The major difference in America is that, if you fuck up a teacher's shit there, they can just send you down to the principal's office to be dealt with by the administration. In Korea, the administration doesn't interact with students at all. Most of the students probably don't even know the principal's name. And I'm not trying to say that this makes American schools perfect, because it doesn't. But at least teachers in America have a modicum of support from administrative staff, and aren't expected to be fully responsible for handling discipline problems on their own. In Korea, no teacher would even think of approaching, say, the vice principal, for assistance in dealing with a student, because that would be an admission that they can't do their job, and they'd catch shit for it. The only time the VP will ever get involved is if a parent enters the equation and nothing else can be done about it (usually a parent has to threaten to bring the police into a situation before the administration will even give two shits).

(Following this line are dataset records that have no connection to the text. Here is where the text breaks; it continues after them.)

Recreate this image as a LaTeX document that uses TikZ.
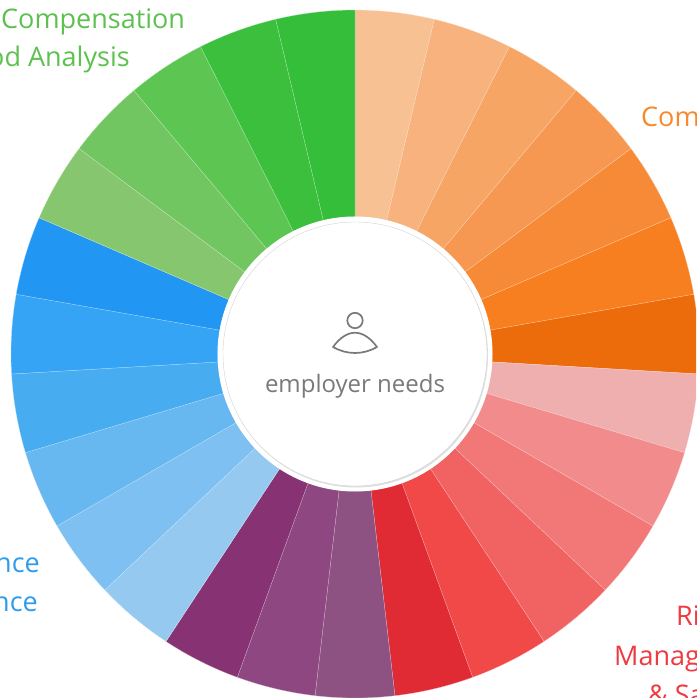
\documentclass[tikz,border=0pt]{standalone}
\usepackage{fontspec}
\setmainfont{Open Sans}
\usetikzlibrary{shadows}

\definecolor{or1}{HTML}{F8C194}
\definecolor{or2}{HTML}{F7B27E}
\definecolor{or3}{HTML}{F7A565}
\definecolor{or4}{HTML}{F69851}
\definecolor{or5}{HTML}{F68A37}
\definecolor{or6}{HTML}{F77F1F}
\definecolor{or7}{HTML}{EC6C0C}
\definecolor{rd1}{HTML}{F0AFAF}
\definecolor{rd2}{HTML}{F28C8C}
\definecolor{rd3}{HTML}{F27878}
\definecolor{rd4}{HTML}{F16262}
\definecolor{rd5}{HTML}{F14848}
\definecolor{rd6}{HTML}{E02B34}
\definecolor{pu1}{HTML}{8E5282}
\definecolor{pu2}{HTML}{8E4780}
\definecolor{pu3}{HTML}{873273}
\definecolor{bl1}{HTML}{95C9F0}
\definecolor{bl2}{HTML}{7DC0F1}
\definecolor{bl3}{HTML}{67B7F0}
\definecolor{bl4}{HTML}{48ACF1}
\definecolor{bl5}{HTML}{35A4F4}
\definecolor{bl6}{HTML}{2196F3}
\definecolor{gr1}{HTML}{86C66E}
\definecolor{gr2}{HTML}{72C662}
\definecolor{gr3}{HTML}{5DC652}
\definecolor{gr4}{HTML}{3BBF3C}
\definecolor{gr5}{HTML}{34BE3A}
\definecolor{txgreen}{HTML}{5DC150}
\definecolor{txorange}{HTML}{F7892B}
\definecolor{txred}{HTML}{EE3A40}
\definecolor{txblue}{HTML}{2E9BEE}
\definecolor{txgray}{HTML}{7A7A7A}

\begin{document}
\begin{tikzpicture}[x=1pt,y=1pt,
    slice/.style={fill=#1, draw=white!60!#1, line width=0.25pt},
    lbl/.style={inner sep=0pt, font=\fontsize{27}{31}\selectfont, text=#1}]
    \useasboundingbox (-355,-344) rectangle (341,354);
    \clip (-355,-344) rectangle (341,354);

    % ring of slices, clockwise from the top
    \foreach \c [count=\i from 0] in {or1,or2,or3,or4,or5,or6,or7,
        rd1,rd2,rd3,rd4,rd5,rd6,pu1,pu2,pu3,
        bl1,bl2,bl3,bl4,bl5,bl6,gr1,gr2,gr3,gr4,gr5} {
      \pgfmathsetmacro\a{90-\i*360/27}
      \pgfmathsetmacro\b{\a-360/27}
      \draw[slice=\c] (\a:344pt) arc[start angle=\a, end angle=\b, radius=344pt]
        -- (\b:137pt) arc[start angle=\b, end angle=\a, radius=137pt] -- cycle;
    }
    \fill[white] (0,0) circle[radius=137.5pt];

    \node[circle, minimum size=264pt, inner sep=0pt, fill=white, draw=gray!35,
      drop shadow={shadow xshift=1pt, shadow yshift=-1.5pt, opacity=0.25}] (hub) at (0,0) {};

    % person icon
    \draw[txgray, line width=1.7pt] (0,33.5) circle[radius=7.7pt];
    \draw[txgray, line width=1.7pt, line join=round] (-22,7) .. controls (-8,26) and (8,26) .. (22,7)
      .. controls (8,-1) and (-8,-1) .. cycle;
    \node[inner sep=0pt, anchor=base, text=txgray, font=\fontsize{24}{28}\selectfont] (needs) at (0,-39) {employer needs};

    \node[lbl=txgreen, anchor=base west] (comp) at (-354,325) {Compensation};
    \node[lbl=txgreen, anchor=base west] (ana) at (-367,287) {od Analysis};
    \node[lbl=txorange, anchor=base west] (com) at (286,227) {Com};
    \node[lbl=txred, anchor=base west] (ri) at (321,-271) {Ri};
    \node[lbl=txred, anchor=base west] (manag) at (259,-311) {Manag};
    \node[lbl=txred, anchor=base west] (sa) at (293,-350) {\& Sa};
    \node[lbl=txblue, anchor=base east] (nce) at (-315,-218) {nce};
    \node[lbl=txblue, anchor=base east] (nceb) at (-317,-257) {nce};
  \end{tikzpicture}
\end{document}
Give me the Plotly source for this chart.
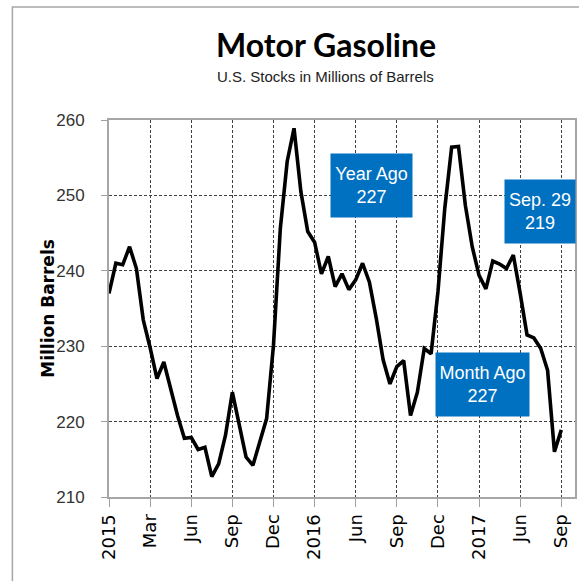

TL;DR: Korean teachers receive absolutely no administrative support. I have a hard time understanding what the VP, and especially the principal, even do in my school. I think the principal just stamps documents in the morning and then goes out to play golf, and the VP stamps more documents for the principal to stamp while discreetly browsing softcore pics on his PC and trying not to think of how much he wants a glass of whiskey.
Anyone who lives here knows that the average high school kid (at least those at academic high schools, i.e. kids who are planning on going to university) barely have enough free time on any given weekday for it to be possible to nurture anything like a real video game addiction. This doesn't mean it never happens, of course, but when you're locked up in education mode from 8AM-11PM 5 or 6 days a week, it must be hard to find the time.

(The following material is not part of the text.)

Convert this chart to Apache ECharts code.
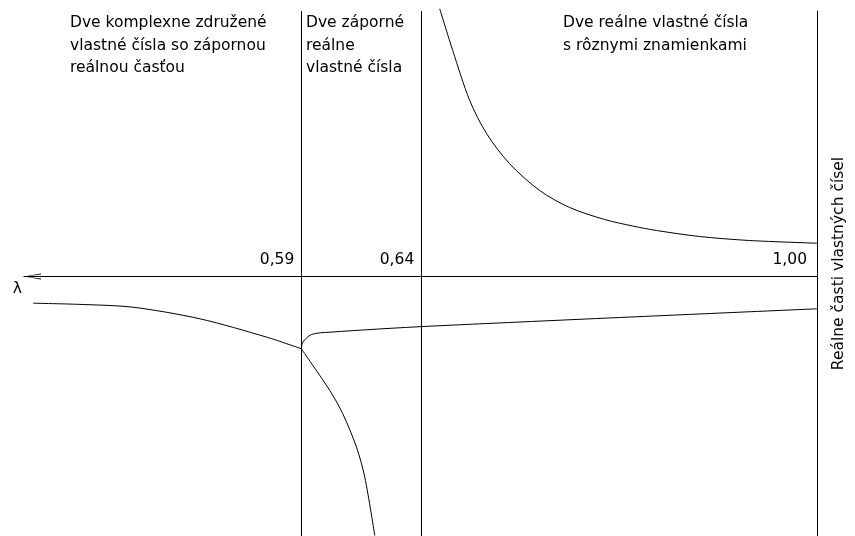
<!DOCTYPE html>
<html>
<head>
<meta charset="utf-8">
<script src="https://cdn.jsdelivr.net/npm/echarts@6/dist/echarts.min.js"></script>
<style>
  html, body { margin: 0; padding: 0; background: #fff; }
  #chart { width: 855px; height: 536px; }
</style>
</head>
<body>
<div id="chart"></div>
<script>
// Schematic coordinates: x runs along the λ axis, y is the real part of the eigenvalues
// (0 lies on the λ axis, positive upwards).
const thresholdPositions = [301.5, 421.5, 817.5];
const thresholdLabels = ['0,59', '0,64', '1,00'];

const regionTexts = [
  'Dve komplexne združené\nvlastné čísla so zápornou\nreálnou časťou',
  'Dve záporné\nreálne\nvlastné čísla',
  'Dve reálne vlastné čísla\ns rôznymi znamienkami'
];

// Common real part of the complex pair (left of 0,59)
const complexBranch = [[33, -26.7], [83, -28], [133, -30.7], [200, -42.3], [267, -60.7], [301.5, -72.3]];
// Smaller-magnitude negative eigenvalue (continues past 0,64)
const upperNegBranch = [[301.5, -72.3], [303, -65.7], [311.7, -58], [330, -55.7], [430, -49.7], [817.5, -32.3]];
// Larger-magnitude negative eigenvalue (diverges at 0,64)
const lowerNegBranch = [[301.5, -72.3], [330, -114], [343, -137.3], [356.7, -170.7], [365, -200.7], [375, -259]];
// Positive eigenvalue (right of 0,64)
const positiveBranch = [[440, 267.7], [453, 226], [470, 176], [487, 142.7], [510, 112.7], [540, 86], [570, 69],
  [605, 57], [633, 50.5], [657, 46], [700, 40], [750, 36], [817.5, 33.3]];

const FONT = 'DejaVu Sans';
const FS = 15.5;
const INK = '#000';

const curveStyle = { color: INK, width: 1 };
function branch(data, extra) {
  return Object.assign({
    type: 'line',
    data: data,
    symbol: 'none',
    smooth: 0.3,
    lineStyle: curveStyle,
    silent: true
  }, extra || {});
}

const chart = echarts.init(document.getElementById('chart'), null, { renderer: 'canvas' });

chart.setOption({
  animation: false,
  backgroundColor: '#fff',
  grid: { left: 24, right: 37.5, top: 11, bottom: 0, containLabel: false },
  xAxis: {
    type: 'value',
    min: 24,
    max: 817.5,
    name: 'λ',
    nameLocation: 'start',
    nameGap: 2,
    nameTextStyle: { fontFamily: FONT, fontSize: FS, color: INK, verticalAlign: 'top', padding: [4, 0, 0, 0] },
    axisLine: {
      show: true,
      onZero: true,
      symbol: ['path://M3,0L6,17L5,17L3,1.2L1,17L0,17Z', 'none'],
      symbolSize: [6, 17],
      symbolOffset: [8.5, 0],
      lineStyle: { color: INK, width: 1 }
    },
    axisTick: { show: false },
    splitLine: { show: false },
    axisLabel: { show: false }
  },
  yAxis: {
    type: 'value',
    position: 'right',
    min: -259.5,
    max: 265.5,
    name: 'Reálne časti vlastných čísel',
    nameLocation: 'middle',
    nameRotate: 90,
    nameGap: 14,
    nameTextStyle: { fontFamily: FONT, fontSize: FS, color: INK, padding: [0, 0, 0, 20] },
    axisLine: { show: true, onZero: false, lineStyle: { color: INK, width: 1 } },
    axisTick: { show: false },
    axisLabel: { show: false },
    splitLine: { show: false }
  },
  graphic: [
    { type: 'text', left: 70, top: 12, style: { text: regionTexts[0], font: FS + 'px ' + FONT, lineHeight: 22.5, fill: INK } },
    { type: 'text', left: 306, top: 12, style: { text: regionTexts[1], font: FS + 'px ' + FONT, lineHeight: 22.5, fill: INK } },
    { type: 'text', left: 563, top: 12, style: { text: regionTexts[2], font: FS + 'px ' + FONT, lineHeight: 22.5, fill: INK } }
  ],
  series: [
    branch(complexBranch, {
      markLine: {
        silent: true,
        symbol: 'none',
        label: { show: false },
        lineStyle: { color: INK, width: 1, type: 'solid' },
        data: [{ xAxis: thresholdPositions[0] }, { xAxis: thresholdPositions[1] }]
      },
      // threshold values of λ, written just above the axis beside each boundary
      markPoint: {
        silent: true,
        symbol: 'circle',
        symbolSize: 0,
        label: {
          show: true,
          position: 'left',
          distance: 7,
          offset: [0, -16.5],
          formatter: '{b}',
          fontFamily: FONT,
          fontSize: FS,
          color: INK
        },
        data: thresholdPositions.map(function (x, i) {
          const item = { name: thresholdLabels[i], coord: [x, 0] };
          // the last label sits a little further from the right-hand axis
          if (i === thresholdPositions.length - 1) item.label = { distance: 10 };
          return item;
        })
      }
    }),
    branch(upperNegBranch),
    branch(lowerNegBranch),
    branch(positiveBranch, { clip: false })
  ]
});
</script>
</body>
</html>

Listen, I personally recoil whenever I hear anybody say "faggot," pretty much without regard to context. But at the same time, I find it really hard to get, like, vein-poppingly offended by those instances where, yeah, it is pretty much being used to mean "lame," and I'm fairly certain that the person saying it doesn't harbor real animosity toward homosexuals. I'm never going to look at that and say "Well, that couldn't have been said any better." But at the same time, I'm not going to pretend that I've got an enemy where I really don't.

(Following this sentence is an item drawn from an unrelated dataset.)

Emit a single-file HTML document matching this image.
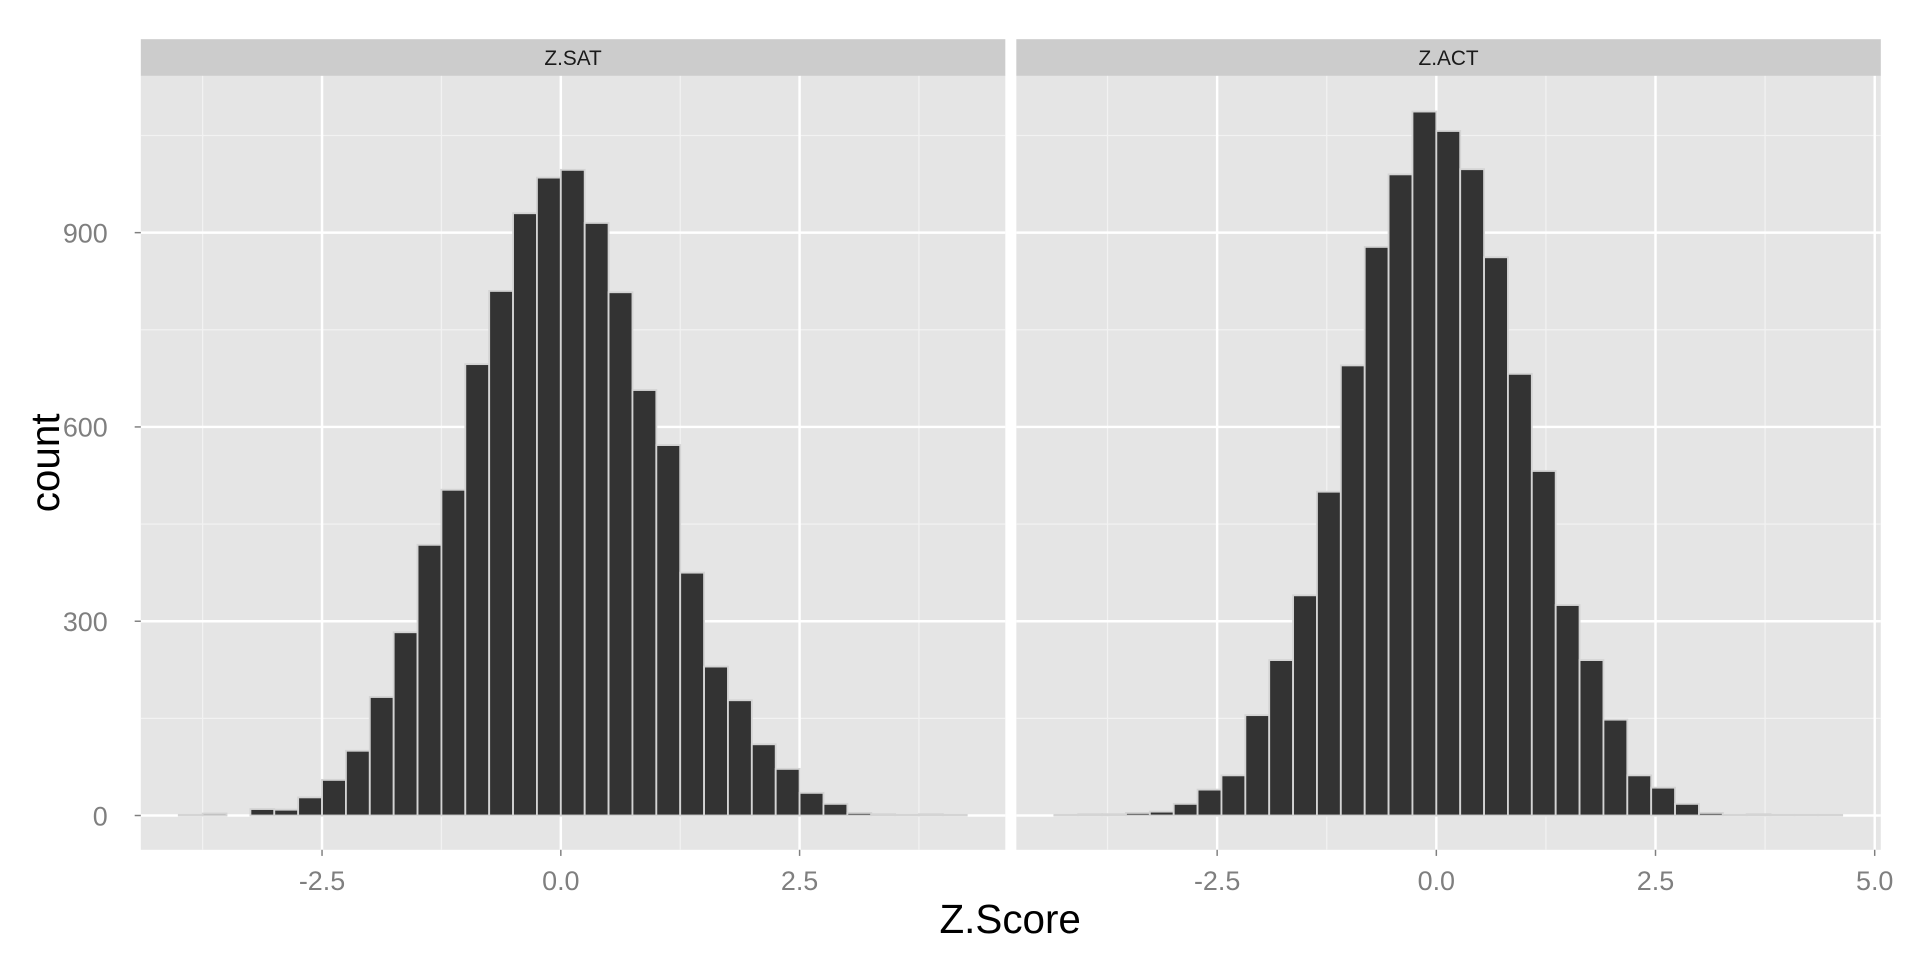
<!DOCTYPE html>
<html><head><meta charset="utf-8"><style>
html,body{margin:0;padding:0;background:#fff;}
svg{display:block;font-family:"Liberation Sans",sans-serif;}
</style></head><body>
<svg id="chart" width="1920" height="960" viewBox="0 0 1568 784" xmlns="http://www.w3.org/2000/svg"></svg>
<script>
const panels = ["Z.SAT", "Z.ACT"];
const satBinStart = -16;
const satCounts = [1,3,0,10,9,28,55,100,183,283,418,503,697,810,930,985,997,915,808,657,572,375,230,178,110,72,35,18,4,2,1,2,1];
const actBinStart = -16;
const actCounts = [1,2,2,4,6,18,40,62,155,240,340,500,695,878,990,1087,1057,998,862,682,532,325,240,148,62,43,18,4,1,2,1,1,1];
const satXTicks = [-2.5, 0.0, 2.5];
const actXTicks = [-2.5, 0.0, 2.5, 5.0];
const yTicks = [0, 300, 600, 900];
const yMinor = [150, 450, 750, 1050];
const satMinorX = [-3.75, -1.25, 1.25, 3.75];
const actMinorX = [-3.75, -1.25, 1.25, 3.75];
const satBinWidth = 0.25;
const actBinWidth = 0.2723;

const svg = document.getElementById('chart');
const NS = 'http://www.w3.org/2000/svg';
function mk(tag, attrs, parent){const e=document.createElementNS(NS,tag);for(const k in attrs)e.setAttribute(k,attrs[k]);(parent||svg).appendChild(e);return e;}
const plotTop = 62, plotBot = 694;
const yScale = v => 666 - v * (476/900);

const cfg = [
  {name:'Z.SAT', x0:115, x1:821, zero:458, ppu:78, counts:satCounts, start:satBinStart, bw:satBinWidth, ticks:satXTicks, minor:satMinorX, key:'sat'},
  {name:'Z.ACT', x0:830, x1:1536, zero:1173, ppu:71.6, counts:actCounts, start:actBinStart, bw:actBinWidth, ticks:actXTicks, minor:actMinorX, key:'act'}
];

cfg.forEach((p, pi) => {
  const xs = v => p.zero + v * p.ppu;
  const g = mk('g', {});
  
  
  const strip = mk('rect', {x:p.x0, y:32, width:p.x1-p.x0, height:30, fill:'#cccccc'}, g);
  
  
  const st = mk('text', {x:(p.x0+p.x1)/2, y:53, 'text-anchor':'middle', 'font-size':17, fill:'#1a1a1a'}, g);
  st.textContent = panels[pi];
  
  
  const bg = mk('rect', {x:p.x0, y:plotTop, width:p.x1-p.x0, height:plotBot-plotTop, fill:'#e5e5e5'}, g);
  
  
  yMinor.forEach(v => { const l = mk('line', {x1:p.x0, x2:p.x1, y1:yScale(v), y2:yScale(v), stroke:'#f2f2f2', 'stroke-width':1}, g);
      });
  p.minor.forEach(v => { const l = mk('line', {x1:xs(v), x2:xs(v), y1:plotTop, y2:plotBot, stroke:'#f2f2f2', 'stroke-width':1}, g);
      });
  yTicks.forEach(v => { const l = mk('line', {x1:p.x0, x2:p.x1, y1:yScale(v), y2:yScale(v), stroke:'#ffffff', 'stroke-width':2}, g);
      });
  p.ticks.forEach(v => { const l = mk('line', {x1:xs(v), x2:xs(v), y1:plotTop, y2:plotBot, stroke:'#ffffff', 'stroke-width':2}, g);
      });
  p.counts.forEach((c, i) => {
    const a = xs((p.start + i) * p.bw), b = xs((p.start + i + 1) * p.bw);
    const r = mk('rect', {x:a, y:yScale(c), width:b-a, height:yScale(0)-yScale(c), fill:'#333333', stroke:'#d4d4d4', 'stroke-width':1.5}, g);
    
    
  });
  p.ticks.forEach(v => {
    const tk = mk('line', {x1:xs(v), x2:xs(v), y1:plotBot, y2:plotBot+5, stroke:'#7f7f7f', 'stroke-width':1.2}, g);
     
    const t = mk('text', {x:xs(v), y:727, 'text-anchor':'middle', 'font-size':22, fill:'#7f7f7f'}, g);
    t.textContent = v.toFixed(1);
     
  });
});
yTicks.forEach(v => {
  const tk = mk('line', {x1:110, x2:115, y1:yScale(v), y2:yScale(v), stroke:'#7f7f7f', 'stroke-width':1.2});
   
  const t = mk('text', {x:88, y:yScale(v)+8, 'text-anchor':'end', 'font-size':22, fill:'#7f7f7f'});
  t.textContent = String(v);
   
});
const xt = mk('text', {x:825, y:762, 'text-anchor':'middle', 'font-size':33, fill:'#000'});
xt.textContent = 'Z.Score';
 
const yt = mk('text', {x:0, y:0, 'text-anchor':'middle', 'font-size':33, fill:'#000', transform:'translate(48,378) rotate(-90)'});
yt.textContent = 'count';
 
</script>
</body></html>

And sure, if you asked me, well, would I think the same thing about a white dude who said "nigger"? And the answer, of course, is that I would not. Words, and our perceptions of them, are not created equal. That one, specifically when used by a white person, has a special chemistry of its own that makes it different from almost any other epithet in our culture.
Of course we do. A lot of people just happen to think that ending the word with an "-a" and ending the word with an "-er" makes them two different things.